Un intervista a Franco Rotelli, allievo, collaboratore di Basaglia, oggi presidente della commissione regionale sanità in Friuli Venezia Giulia, tratta da La Stampa, 11 luglio 2017, Mauro Pianta. 

 

Quarant’anni fa, nell’estate del 1977, Luciano Manzi, l’allora sindaco di Collegno – nel torinese – in accordo con le istituzioni sanitarie territoriali, decise di far abbattere il primo pezzo del muro di cinta che circondava il manicomio. Qualcosa di più di un atto simbolico, perché per la prima volta le persone con malattie mentali, o almeno i casi meno complicati, riuscirono a guardare oltre quel muro. E poterono farlo, a loro volta, i cittadini. Fu uno dei primi passi verso quel movimento che portò, l’anno successivo, al varo della famosa legge n. 180 (che portava il nome del suo promotore, lo psichiatra Franco Basaglia) e alla conseguente abolizione degli ospedali psichiatrici.

Rotelli, partiamo dall’inizio: quando ha conosciuto Franco Basaglia?  

«Era il 1971, lo conobbi all’ospedale psichiatrico di Parma. Avevo letto delle cose su di lui, mi ero appena specializzato e abitavo da quelle parti. Dopo il suo arrivo tanti medici fuggivano terrorizzati da quell’ospedale, c’erano diversi posti liberi, venni assunto. L’anno successivo lavoravo a Trieste insieme a Franco»

Qual è stata la grande rivoluzione che ha portato nella psichiatria?  

«Con Franco è cambiato tutto, c’è stato un rovesciamento di “paradigma”. La malattia veniva messa tra parentesi, al primo posto c’era la persona con la sua dignità. E i suoi bisogni, i suoi desideri, le sue esigenze. Da allora si stava di fronte a loro su un piano di parità».

Ma gli avversari di Basaglia sostenevano che si muoveva sul piano delle ideologie e non della realtà. Per questo, dicevano, trascurò pesantemente l’aspetto della pericolosità dei malati…  

«Credo che il discorso andrebbe rovesciato: era la vecchia psichiatria che attribuiva un peso esagerato alla pericolosità per poter continuare a mantenere e giustificare il suo potere. Alla fine degli anni Sessanta nei manicomi c’erano 100mila persone. Dopo il 1978 non abbiamo avuto un aumento dei reati proporzionale rispetto a questo numero. La verità è un’altra: le persone sono pericolose quando le tratti male».
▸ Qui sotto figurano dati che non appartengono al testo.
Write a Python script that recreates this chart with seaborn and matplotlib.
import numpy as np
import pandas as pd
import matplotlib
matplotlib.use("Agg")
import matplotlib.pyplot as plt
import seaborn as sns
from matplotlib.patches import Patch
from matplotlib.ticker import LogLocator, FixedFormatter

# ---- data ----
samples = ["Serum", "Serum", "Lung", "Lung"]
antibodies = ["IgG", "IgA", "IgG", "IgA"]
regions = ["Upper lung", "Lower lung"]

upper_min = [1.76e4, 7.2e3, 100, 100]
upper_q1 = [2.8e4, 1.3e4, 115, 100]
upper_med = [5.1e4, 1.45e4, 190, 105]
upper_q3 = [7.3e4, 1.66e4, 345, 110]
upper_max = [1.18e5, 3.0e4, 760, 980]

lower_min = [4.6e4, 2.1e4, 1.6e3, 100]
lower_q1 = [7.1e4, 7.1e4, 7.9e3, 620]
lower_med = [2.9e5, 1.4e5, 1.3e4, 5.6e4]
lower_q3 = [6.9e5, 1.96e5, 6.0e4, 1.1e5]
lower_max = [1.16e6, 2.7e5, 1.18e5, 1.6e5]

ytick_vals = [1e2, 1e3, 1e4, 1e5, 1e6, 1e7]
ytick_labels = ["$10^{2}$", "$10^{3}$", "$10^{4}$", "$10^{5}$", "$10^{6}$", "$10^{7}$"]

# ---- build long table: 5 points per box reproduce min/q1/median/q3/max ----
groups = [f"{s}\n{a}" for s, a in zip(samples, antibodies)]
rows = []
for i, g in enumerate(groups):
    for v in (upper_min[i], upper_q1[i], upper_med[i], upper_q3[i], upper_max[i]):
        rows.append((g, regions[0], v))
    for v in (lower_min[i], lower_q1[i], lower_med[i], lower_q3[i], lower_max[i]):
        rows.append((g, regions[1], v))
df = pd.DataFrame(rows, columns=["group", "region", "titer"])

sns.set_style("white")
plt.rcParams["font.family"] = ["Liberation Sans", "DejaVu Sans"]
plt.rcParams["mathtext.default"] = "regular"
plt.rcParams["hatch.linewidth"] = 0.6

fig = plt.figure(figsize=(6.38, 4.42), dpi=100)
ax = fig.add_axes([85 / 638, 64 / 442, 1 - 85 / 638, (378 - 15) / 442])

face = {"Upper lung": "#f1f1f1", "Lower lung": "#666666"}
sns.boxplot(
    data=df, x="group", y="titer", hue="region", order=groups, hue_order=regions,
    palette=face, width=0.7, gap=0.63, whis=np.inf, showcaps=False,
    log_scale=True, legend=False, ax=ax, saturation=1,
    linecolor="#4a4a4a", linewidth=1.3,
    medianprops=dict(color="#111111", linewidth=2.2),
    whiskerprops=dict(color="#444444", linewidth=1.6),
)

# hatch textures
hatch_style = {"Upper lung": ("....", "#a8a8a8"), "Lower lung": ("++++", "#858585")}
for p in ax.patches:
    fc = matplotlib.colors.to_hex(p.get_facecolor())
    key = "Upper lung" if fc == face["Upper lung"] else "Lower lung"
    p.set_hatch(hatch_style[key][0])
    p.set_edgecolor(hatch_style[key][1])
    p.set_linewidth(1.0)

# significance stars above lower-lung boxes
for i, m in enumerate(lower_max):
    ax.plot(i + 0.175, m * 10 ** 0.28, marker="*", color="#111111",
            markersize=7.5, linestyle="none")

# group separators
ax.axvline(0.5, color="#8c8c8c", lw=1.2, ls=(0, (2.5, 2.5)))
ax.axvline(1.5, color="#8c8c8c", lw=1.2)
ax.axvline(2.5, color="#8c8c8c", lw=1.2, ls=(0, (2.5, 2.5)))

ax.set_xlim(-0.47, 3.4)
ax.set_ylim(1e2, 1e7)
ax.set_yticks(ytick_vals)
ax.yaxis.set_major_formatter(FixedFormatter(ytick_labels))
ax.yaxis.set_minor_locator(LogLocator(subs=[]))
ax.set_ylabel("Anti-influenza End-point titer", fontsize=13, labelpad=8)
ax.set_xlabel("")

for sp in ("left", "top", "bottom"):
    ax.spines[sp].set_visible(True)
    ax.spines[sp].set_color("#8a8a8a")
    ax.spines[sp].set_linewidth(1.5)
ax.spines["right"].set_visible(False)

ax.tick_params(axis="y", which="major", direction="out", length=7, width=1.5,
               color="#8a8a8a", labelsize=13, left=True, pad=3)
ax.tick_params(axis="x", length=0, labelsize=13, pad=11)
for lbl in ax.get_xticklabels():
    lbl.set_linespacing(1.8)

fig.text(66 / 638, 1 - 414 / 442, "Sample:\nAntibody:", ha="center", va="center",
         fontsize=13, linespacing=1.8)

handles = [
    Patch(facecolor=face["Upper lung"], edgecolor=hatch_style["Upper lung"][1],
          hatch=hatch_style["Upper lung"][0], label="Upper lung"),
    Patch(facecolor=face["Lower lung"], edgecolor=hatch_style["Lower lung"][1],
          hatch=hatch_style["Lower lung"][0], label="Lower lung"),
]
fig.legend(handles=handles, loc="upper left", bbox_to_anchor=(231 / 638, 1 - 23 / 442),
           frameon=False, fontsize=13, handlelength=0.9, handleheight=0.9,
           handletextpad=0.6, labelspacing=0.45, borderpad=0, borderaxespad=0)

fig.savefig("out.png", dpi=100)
“La libertà è terapeutica”: era uno degli slogan in quegli anni. Lei ci crede ancora?  

«Ci credo, eccome. Solo che la libertà non possiamo darla per scontata. E’ una conquista quotidiana, non un regalo o una concessione».

Cosa non funziona nella legge 180 del 1978?  
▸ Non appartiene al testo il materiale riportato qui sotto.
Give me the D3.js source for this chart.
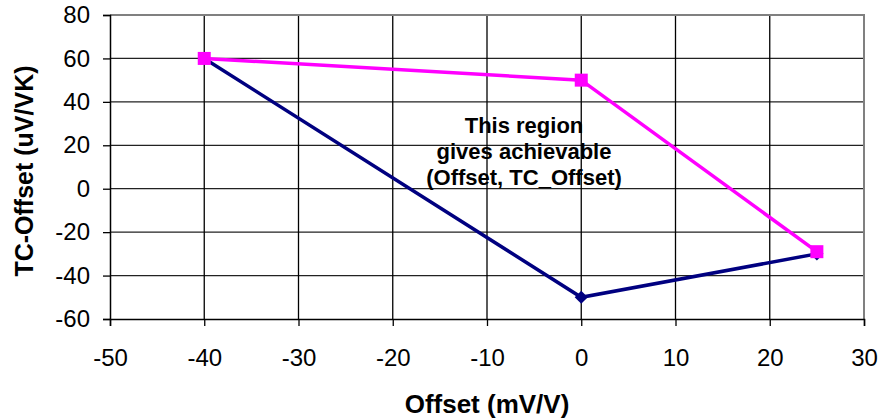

«E’ una grande legge, ma non è stata applicata del tutto. Nella maggior parte delle Regioni le cose sono state fatte poco e male con il risultato di servizi decisamente carenti in buona parte del Paese e un’enorme disparità fra i territori. Per troppe amministrazioni è stata vista solo come l’occasione per risparmiare soldi».